Being stuck in decision-making mode doesn’t allow us to enter into sense-making mode.  

So here I was on vacation, sitting out in the sun by the pool, unintentionally thinking at random about work, my team’s work objectives, my company’s objectives, the larger market forces, my career.  (I admit, my mind veered into wondering whether SPF sunblock is actually a big marketing ploy or actually a real thing).  

The time away from my day to day decision onslaught gave my the opportunity to make sense of my work world in new ways that, honestly, were not even intentional.  This time away from the daily work routine gave me the capacity to construe things at a higher-level, or sense-making (shoutout to Katherine Milkman’s Construal-Level-Theory from 2008).  I thought of the frame, the data, and flipped them around and thought of them backwards and frontwards.  
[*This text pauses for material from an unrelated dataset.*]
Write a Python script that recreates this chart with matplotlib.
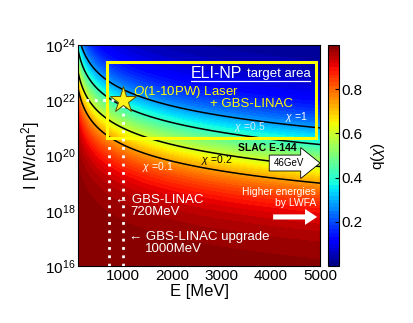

I returned to work after the week off feeling truly rested.  I was energized going back to work, knowing my brain had organized and made sense of things in a new way.  Of course, the whack-a-mole won’t ever stop, that is typical of working in a huge global corporation that is decentralized and in high-growth mode.  BUT, my brain was back on straight, and I had a refreshed perspective on my objectives, my priorities, and my career.  

For what it’s worth, those whack-a-mole arcade games are specifically designed to be unwinnable.  Go figure!  

 

References:

Klein, G., Moon, B. and Hoffman, R.F. (2006b). Making sense of sensemaking II: a macrocognitive model. IEEE Intelligent Systems, 21(5), 88–92.

Milkman, Katherine L, Todd Rogers and Max H Bazerman. (2008). Harnessing Our Inner Angels and Demons: What We Have Learned about Want/Should Conflicts and How That Knowledge Can Help Us Reduce Short-Sighted Decision Making. In Perspectives on Social Science Vol 3, No 4 pp 324-338. Sage Publications, Inc., on behalf of Association for Psychological Science.